I must have been extra lucky then having 2 folders with Tempors which both have no problems at all :)

Yes, you were lucky. Once they get problems, it is sheer hell fixing them, if they can even be fixed. Every camera that came with a Tempor could also be had with a better shutter though, and that shutter was usually a Prontor, so the most sensible option is to just get a camera with a Prontor and avoid the whole mess.
 
Thank you very much for your response Fallisphoto (Charles?). It is always a pleasure to read from you. I am glad I didn't buy the camera. Every camera I have bought with inoperative compurs have been reparable. Even the compur copy in the Moskva is O.K. It is clearly not the case with tempors!.

Javier

Compurs, Prontors, Rapaxes, Seikos and (within limits) Copal shutters are very easy to work on and so are their copies -- if they are well made. The Tempor is not a good copy -- Klio and Vario shutters are well made.

BTW, I said that Copals have limits only because there is no easy way to adjust shutter speeds if they are still slow after cleaning. It is usually a matter of polishing parts or retensioning springs if you want a Copal to go faster. I've never needed one to go slower, so I'm not sure how I'd manage that.

Oh, and yeah, I'm Charles
 
Last edited:
I used a searchmachine (google) with the words Tempor Shutter Repair and one of the first results was this one :
http://photo.net/medium-format-photography-forum/009bST

There the Tempor is called a Compur clone so you are lucky !

My little Welta Weltax has one but i'm not tempted to tamper with that Tempor ;-)

A Compur has, roughly, about 80 machined metal parts in the front of the shutter and they are mostly held in place by screws. A Tempur has approximately 18 parts in the front of the shutter that are stamped out of sheet metal and they are held in place (loosely) by pins. None of the Tempor parts even vaguely resembles anything inside a Compur or Prontor shutter. In short, it isn't a "Compur clone."
 
Thanks for clarifying Charles,

I'm now disassembling a Compur Rapid EX/CR00-437 from a Perkeo II.
I'm tempted to to do so with a Tempor too just out of curiosity ;-)

Regards,
Hans
 
Thanks for clarifying Charles,

I'm now disassembling a Compur Rapid EX/CR00-437 from a Perkeo II.
I'm tempted to to do so with a Tempor too just out of curiosity ;-)

Regards,
Hans

Be very careful when taking the faceplate off of the Tempor. Remember how I said that the springs are not hooked into place and are just braced against the shutter housing? Well, if you're not careful, and if they have worked their way to where they are not sitting level, they can fly off into the carpet when the faceplate comes off. They can carry off the parts they are attached to also.

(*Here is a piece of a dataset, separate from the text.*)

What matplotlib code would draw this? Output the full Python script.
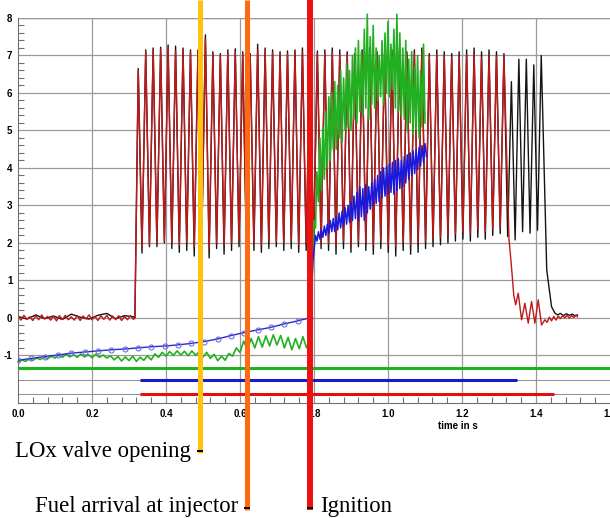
import numpy as np
import matplotlib
matplotlib.use('Agg')
import matplotlib.pyplot as plt
from matplotlib.lines import Line2D
from matplotlib.ticker import FixedLocator, MultipleLocator
import matplotlib.transforms as mtransforms

# ---- data ----
# pulsed feed pressure (black / red), start of first peak and pulse period in s
T0 = 0.325
PERIOD = 0.02017
t_rise = 0.316

black_pre_t = [0.0, 0.024, 0.048, 0.072, 0.096, 0.120, 0.144, 0.168, 0.192, 0.216, 0.240, 0.264, 0.288, 0.312]
black_pre_v = [0.04, -0.03, 0.08, -0.02, 0.05, -0.04, 0.10, 0.02, -0.03, 0.07, 0.12, -0.02, 0.06, 0.03]
black_peaks = [6.65, 7.15, 7.20, 7.22, 7.28, 7.25, 7.20, 7.15, 7.15, 7.55,
               7.10, 7.05, 7.15, 7.18, 7.10, 7.05, 7.30, 7.20, 7.15, 7.10,
               7.12, 7.15, 7.20, 7.10, 7.12, 7.15, 7.20, 7.15, 7.10, 7.05,
               7.15, 7.20, 7.10, 7.05, 7.15, 7.20, 7.10, 7.15, 7.20, 7.05,
               7.15, 7.10, 7.05, 7.10, 7.15, 7.20, 7.10, 7.15, 7.10, 7.05,
               6.30, 6.90, 6.90, 6.75, 7.00]
black_troughs = [1.73, 1.90, 1.90, 2.00, 1.85, 1.75, 1.80, 1.65, 1.90, 1.60,
                 1.85, 1.70, 1.80, 1.90, 1.70, 1.80, 1.75, 1.85, 1.90, 1.80,
                 1.85, 1.75, 1.80, 1.90, 1.85, 1.80, 1.70, 1.85, 1.75, 1.90,
                 1.80, 1.70, 1.85, 1.75, 1.65, 1.80, 1.70, 1.75, 1.85, 1.90,
                 1.95, 2.00, 2.05, 2.10, 2.05, 2.15, 2.10, 2.20, 2.25, 2.17,
                 2.08, 2.30, 2.26, 2.34]
black_tail_t = [1.429, 1.442, 1.451, 1.458, 1.466, 1.474, 1.482, 1.490, 1.498, 1.506, 1.512]
black_tail_v = [1.28, 0.30, 0.13, 0.08, 0.12, 0.06, 0.11, 0.07, 0.10, 0.05, 0.08]

red_pre_t = [0.000, 0.008, 0.016, 0.024, 0.032, 0.040, 0.048, 0.056, 0.064, 0.072,
             0.080, 0.088, 0.096, 0.104, 0.112, 0.120, 0.128, 0.136, 0.144, 0.152,
             0.160, 0.168, 0.176, 0.184, 0.192, 0.200, 0.208, 0.216, 0.224, 0.232,
             0.240, 0.248, 0.256, 0.264, 0.272, 0.280, 0.288, 0.296, 0.304, 0.312]
red_pre_v = [0.05, -0.06, 0.07, -0.04, 0.03, -0.07, 0.06, -0.05, 0.08, -0.03,
             0.04, -0.06, 0.05, -0.08, 0.06, -0.04, 0.07, -0.05, 0.03, -0.06,
             0.06, -0.07, 0.05, -0.03, 0.08, -0.05, 0.04, -0.07, 0.06, -0.04,
             0.07, -0.06, 0.05, -0.05, 0.06, -0.07, 0.04, -0.05, 0.06, -0.04]
red_peaks = [6.60, 7.10, 7.15, 7.18, 7.20, 7.12, 7.15, 7.10, 7.08, 7.45,
             7.05, 7.00, 7.08, 7.10, 7.05, 7.00, 7.15, 7.12, 7.08, 7.05,
             7.05, 7.08, 7.10, 7.02, 7.05, 7.08, 7.10, 7.05, 7.02, 7.00,
             7.08, 7.10, 7.02, 6.98, 7.05, 7.10, 7.02, 7.05, 7.08, 6.98,
             7.02, 7.00, 6.95, 6.98, 7.02, 7.05, 6.95, 7.00, 6.98, 7.00]
red_troughs = [1.90, 1.95, 2.00, 2.05, 2.00, 1.95, 2.00, 1.90, 2.05, 1.85,
               2.00, 1.95, 2.00, 2.05, 1.95, 2.00, 1.95, 2.05, 2.05, 2.00,
               2.05, 1.95, 2.00, 2.05, 2.00, 2.00, 1.95, 2.05, 1.95, 2.05,
               2.00, 1.95, 2.05, 1.95, 1.90, 2.00, 1.95, 2.00, 2.05, 2.10,
               2.15, 2.20, 2.25, 2.30, 2.25, 2.35, 2.30, 2.38, 2.40]
red_tail_t = [1.327, 1.333, 1.340, 1.345, 1.352, 1.361, 1.370, 1.379, 1.388, 1.397,
              1.406, 1.415, 1.424, 1.430, 1.436, 1.442, 1.448, 1.454, 1.460, 1.466,
              1.472, 1.478, 1.484, 1.490, 1.496, 1.502, 1.508, 1.512]
red_tail_v = [2.10, 1.45, 0.60, 0.35, 0.66, -0.05, 0.39, -0.14, 0.44, -0.14,
              0.48, -0.19, -0.05, -0.12, 0.02, -0.08, 0.04, -0.06, 0.05, -0.02,
              0.06, 0.00, 0.07, -0.01, 0.06, 0.01, 0.08, 0.03]

# green (chamber signal) before ignition, 0.01 s steps from 0.00 to 0.79
green_pre_v = [-1.17, -1.12, -1.16, -1.10, -1.13, -1.07, -1.11, -1.05, -1.09, -1.02,
               -1.07, -0.99, -1.05, -0.97, -1.04, -0.98, -1.05, -0.96, -1.04, -0.98,
               -1.06, -0.97, -1.05, -0.99, -1.07, -1.01, -1.12, -1.03, -1.15, -1.04,
               -1.14, -1.02, -1.16, -1.05, -1.13, -1.01, -1.12, -0.96, -1.05, -0.92,
               -1.02, -0.90, -1.00, -0.88, -0.99, -0.89, -1.01, -0.88, -1.00, -0.90,
               -1.04, -0.92, -1.08, -0.97, -1.14, -1.02, -1.13, -0.95, -1.02, -0.80,
               -0.92, -0.62, -0.85, -0.55, -0.80, -0.50, -0.78, -0.48, -0.75, -0.45,
               -0.72, -0.47, -0.80, -0.52, -0.85, -0.55, -0.82, -0.50, -0.80, -0.55]
green_jump_t = [0.794]
green_jump_v = [0.80]
# after ignition: upper / lower swing, 0.008 s steps from 0.800
green_hi = [2.6, 3.9, 4.8, 5.1, 5.5, 5.9, 6.0, 6.3, 6.2, 6.6,
            6.4, 6.8, 6.6, 7.0, 7.2, 7.4, 7.1, 7.7, 8.1, 7.5,
            7.8, 7.2, 7.0, 7.4, 7.6, 7.9, 7.3, 7.7, 8.1, 7.6,
            7.2, 7.4, 6.9, 7.1, 6.7, 7.0, 6.6, 7.3]
green_lo = [2.4, 3.1, 3.4, 3.7, 4.0, 4.2, 4.5, 4.5, 4.8, 4.7,
            5.0, 5.1, 5.0, 5.3, 5.2, 5.5, 5.4, 5.6, 5.3, 5.7,
            5.6, 5.8, 5.9, 5.7, 6.0, 5.9, 6.1, 5.6, 5.5, 5.4,
            5.3, 5.0, 5.2, 4.9, 5.0, 4.8, 5.1, 5.2]

# blue (injection pressure) before ignition, with circle markers
blue_pre_t = [0.0, 0.036, 0.072, 0.108, 0.144, 0.180, 0.216, 0.252, 0.288, 0.324,
              0.360, 0.396, 0.432, 0.468, 0.504, 0.540, 0.576, 0.612, 0.648, 0.684,
              0.720, 0.756, 0.788]
blue_pre_v = [-1.13, -1.08, -1.03, -0.99, -0.94, -0.91, -0.88, -0.85, -0.83, -0.80,
              -0.77, -0.75, -0.72, -0.68, -0.63, -0.56, -0.47, -0.39, -0.32, -0.25,
              -0.16, -0.08, 0.00]
blue_jump_t = [0.793, 0.797]
blue_jump_v = [0.60, 1.50]
# after ignition: upper / lower swing, 0.008 s steps from 0.804
blue_hi = [2.20, 2.30, 2.35, 2.45, 2.50, 2.60, 2.65, 2.70, 2.80, 2.85,
           2.95, 3.00, 3.10, 3.25, 3.35, 3.50, 3.45, 3.55, 3.50, 3.60,
           3.70, 3.80, 3.90, 4.00, 4.05, 4.10, 4.15, 4.20, 4.25, 4.20,
           4.30, 4.35, 4.40, 4.45, 4.50, 4.55, 4.60, 4.65]
blue_lo = [2.05, 2.10, 2.15, 2.20, 2.25, 2.30, 2.30, 2.35, 2.40, 2.45,
           2.50, 2.55, 2.60, 2.65, 2.60, 2.70, 2.60, 2.80, 2.90, 3.00,
           3.05, 3.10, 3.20, 3.25, 3.30, 3.35, 3.30, 3.40, 3.45, 3.50,
           3.60, 3.70, 3.80, 3.85, 3.95, 4.05, 4.15, 4.30]

# valve / status bars below the traces: level, start, end, colour
bar_levels = [-1.33, -1.65, -2.03]
bar_start = [0.0, 0.33, 0.33]
bar_end = [1.6, 1.348, 1.449]
bar_colors = ['#1db31d', '#1a1acc', '#e01010']

# sequence events
event_t = [0.492, 0.619, 0.789]
event_labels = ['LOx valve opening', 'Fuel arrival at injector', 'Ignition']
event_colors = ['#ffc20e', '#ff6a10', '#ee1111']
event_widths = [3.6, 3.6, 4.3]


def pulse_series(pre_t, pre_v, peaks, troughs, tail_t, tail_v):
    pk_t = T0 + PERIOD * np.arange(len(peaks))
    tr_t = pk_t[:len(troughs)] + PERIOD / 2
    tt = list(pre_t) + [t_rise]
    vv = list(pre_v) + [0.0]
    for i in range(len(peaks)):
        tt.append(pk_t[i]); vv.append(peaks[i])
        if i < len(troughs):
            tt.append(tr_t[i]); vv.append(troughs[i])
    return tt + list(tail_t), vv + list(tail_v)


def swing(t_start, hi, lo):
    tt, vv = [], []
    for k in range(len(hi)):
        tt += [t_start + 0.008 * k, t_start + 0.008 * k + 0.004]
        vv += [hi[k], lo[k]]
    return tt, vv


black_t, black_v = pulse_series(black_pre_t, black_pre_v, black_peaks, black_troughs, black_tail_t, black_tail_v)
red_t, red_v = pulse_series(red_pre_t, red_pre_v, red_peaks, red_troughs, red_tail_t, red_tail_v)

green_pre_t = list(np.round(np.arange(len(green_pre_v)) * 0.01, 3))
gs_t, gs_v = swing(0.800, green_hi, green_lo)
green_t = green_pre_t + green_jump_t + gs_t
green_v = green_pre_v + green_jump_v + gs_v

bs_t, bs_v = swing(0.804, blue_hi, blue_lo)
blue_t = blue_pre_t + blue_jump_t + bs_t
blue_v = blue_pre_v + blue_jump_v + bs_v

# ---- figure ----
fig = plt.figure(figsize=(6.10, 5.18), dpi=100)
ax = fig.add_axes([18 / 610, 115 / 518, 592 / 610, 385 / 518])

ax.set_xlim(0, 1.6)
ax.set_ylim(-2.27, 8)

gridc = '#9a9a9a'
for y in range(-1, 9):
    ax.axhline(y, color=gridc, lw=0.9, zorder=0)
for x in np.arange(0.2, 1.6, 0.2):
    ax.axvline(x, color=gridc, lw=0.9, zorder=0)

# thin reference lines for the status bars
for lev in bar_levels:
    ax.axhline(lev, color='#8c8c8c', lw=0.7, zorder=0)
for lev, a, b, c in zip(bar_levels, bar_start, bar_end, bar_colors):
    ax.plot([a, b], [lev, lev], color=c, lw=2.2, solid_capstyle='butt', zorder=3)

ax.plot(black_t, black_v, color='#141414', lw=1.0, zorder=2)
ax.plot(red_t, red_v, color='#c01818', lw=1.0, zorder=2.2)
ax.plot(green_t, green_v, color='#22b022', lw=1.2, zorder=2.5, clip_on=False)
ax.plot(blue_pre_t, blue_pre_v, color='#2a2ac8', lw=1.0, marker='o', ms=3.6,
        mfc='none', mec='#6f6fe8', mew=0.8, zorder=2.6)
ax.plot(blue_t[len(blue_pre_t) - 1:], blue_v[len(blue_pre_v) - 1:], color='#1818e0', lw=1.1, zorder=2.6)

for s in ['top', 'right']:
    ax.spines[s].set_visible(False)
ax.spines['left'].set_color('#707070')
ax.spines['bottom'].set_color('#707070')
ax.axhline(8, color=gridc, lw=1.0, zorder=0)

ax.set_yticks(range(-1, 9))
ax.set_yticklabels([str(v) for v in range(-1, 9)])
ax.yaxis.set_minor_locator(FixedLocator([v / 5 for v in range(-5, 40) if v % 5 != 0]))
ax.set_xticks(np.round(np.arange(0, 1.61, 0.2), 1))
ax.set_xticklabels(['%.1f' % v for v in np.arange(0, 1.61, 0.2)])
ax.xaxis.set_minor_locator(MultipleLocator(0.04))
ax.tick_params(which='both', direction='in', colors='#707070', labelcolor='black')
ax.tick_params(which='major', length=0, pad=4)
ax.tick_params(which='minor', length=4, width=0.8)
for lab in ax.get_xticklabels() + ax.get_yticklabels():
    lab.set_fontfamily('Liberation Sans')
    lab.set_fontweight('bold')
    lab.set_fontsize(7)

trans = mtransforms.blended_transform_factory(ax.transData, fig.transFigure)
ax.text(1.19, (518 - 426) / 518, 'time in s', transform=trans, ha='center', va='center',
        fontsize=7, fontweight='bold', family='Liberation Sans')

# event marker lines running from the top of the figure down to the captions
line_bottom = [(518 - 453) / 518, (518 - 510) / 518, (518 - 510) / 518]
off = mtransforms.ScaledTranslation(0, 2 / 100, fig.dpi_scale_trans)
for t, c, w, yb in zip(event_t, event_colors, event_widths, line_bottom):
    fig.add_artist(Line2D([t, t], [1.0, yb], transform=trans, color=c, lw=w,
                          solid_capstyle='butt', zorder=5))
    # small black tick at the foot of each line
    fig.add_artist(Line2D([t, t], [yb, yb], transform=trans + off, color='black',
                          lw=0, marker='_', ms=5, mew=1.4, zorder=6))

serif = 'Liberation Serif'
text_base = [(518 - 457) / 518, (518 - 512) / 518, (518 - 512) / 518]
text_off = [-9, -9, 10]
text_ha = ['right', 'right', 'left']
for t, lab, yb, dx, ha in zip(event_t, event_labels, text_base, text_off, text_ha):
    ax.annotate(lab, xy=(t, yb), xycoords=trans, xytext=(dx, 0), textcoords='offset pixels',
                ha=ha, va='baseline', fontsize=16.4, family=serif, annotation_clip=False)

fig.savefig('out.png', dpi=100)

If this happens, send me a photo of the shutter and the parts and I'll show you where the pieces go.
 
Last edited:
Be very careful when taking the faceplate off of the Tempor. Remember how I said that the springs are not hooked into place and are just braced against the shutter housing? Well, if you're not careful, and if they have worked their way to where they are not sitting level, they can fly off into the carpet when the faceplate comes off. They can carry off the parts they are attached to also.

If this happens, send me a photo of the shutter and the parts and I'll show you where the pieces go.


Charles, this not only happens with Tempors but (occasionally) also with Compurs. :bang:

4303967253_c4a2b1362b.jpg
 
Charles, this not only happens with Tempors but (occasionally) also with Compurs. :bang:

4303967253_c4a2b1362b.jpg


Yeah, but ALL the springs and other parts in the front of a Tempor are like that. There are no screws in there. It is just posts stuck in holes with parts threaded over them, and there are only two springs that are hooked to anything. The parts, under spring tension, can easily slip off of their posts (like the one in your hand did), and there is very little to prevent every spring in the shutter from taking flight. The hardest part of working on this thing is keeping it from flying apart. Looks like you lost two springs and a part. When I took the front off of my first Tempor, I was taking photos of it and the entire front section (with the sole exception of the shutter speed escapement) suddenly decided to vacate the housing. Took me four or five hours to find all the parts. I was lucky that I had managed to take two photos, so I knew what was missing.